By MARLA PISCIOTTA For The State Journal

SHEPHERDSTOWN — In March 2008, the Two Rivers Chamber Orchestra, or 2RCO, made its debut before a standing-room only audience in the Frank Arts Center of Shepherd University.

It began under the inspiration of Mark McCoy.

"McCoy solicited funds and 37 founders contributed $1,000 each to fund the first season," said Neal Barkus, president of Friends of Music Inc.

The chamber features between 30 and 45 musicians from the Baltimore-Washington area, 85 percent of whom are professional musicians. Some musicians are faculty members at Shepherd University.

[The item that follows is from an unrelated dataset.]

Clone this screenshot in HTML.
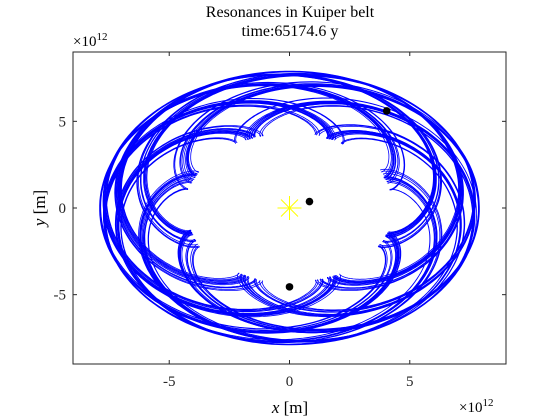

Barkus said the sound coming from this small orchestra is comparable to a large orchestra.

He said a person attending a performance at the 450-seat Frank Arts Center often feels like they are in the lap of the musicians as they play.

"You can pick out the individual sound of the instruments," said Barkus. "The type of music played requires one or two instruments of the same type. For instance instead of 10 trombones and 10 French horns, we have one or two like instruments."  

Since its debut in 2008 2RCO has performed nine concerts. The group has been invited to Italy, Switzerland, England, France, Ireland and Germany and it performed at Carnegie Hall, the great cathedrals of Europe, the Montreux Jazz Festival, Giants Stadium and a host of other venues.

"Almost every concert has a principal guest who does a solo with the orchestra," said Barkus.

The orchestra is getting ready to enter a new phase, however. McCoy is leaving the orchestra and the board of directors of Friends of Music is looking for a new conductor.

So far, they have auditioned Tara Simoncic and Steven Szarkowski as guest conductors. A third guest conductor, Jed Gaylin will be auditioning this fall.

Barkus said following the Gaylin audition the board will take input from the members of the orchestra and from the community before they make a decision on choosing the new conductor. 

Barkus said he didn't' know what type of music the new conductor will like, but he hopes it's similar to what McCoy liked. 

"Dr. McCoy really likes what he calls new music from Latin America and Mexico," said Barkus.

Barkus said McCoy feels some classical music like Beethoven and Bach got too far from singing and dancing.

"McCoy felt the music separated itself from the people," said Barkus. "He said music should be as much fun as possible."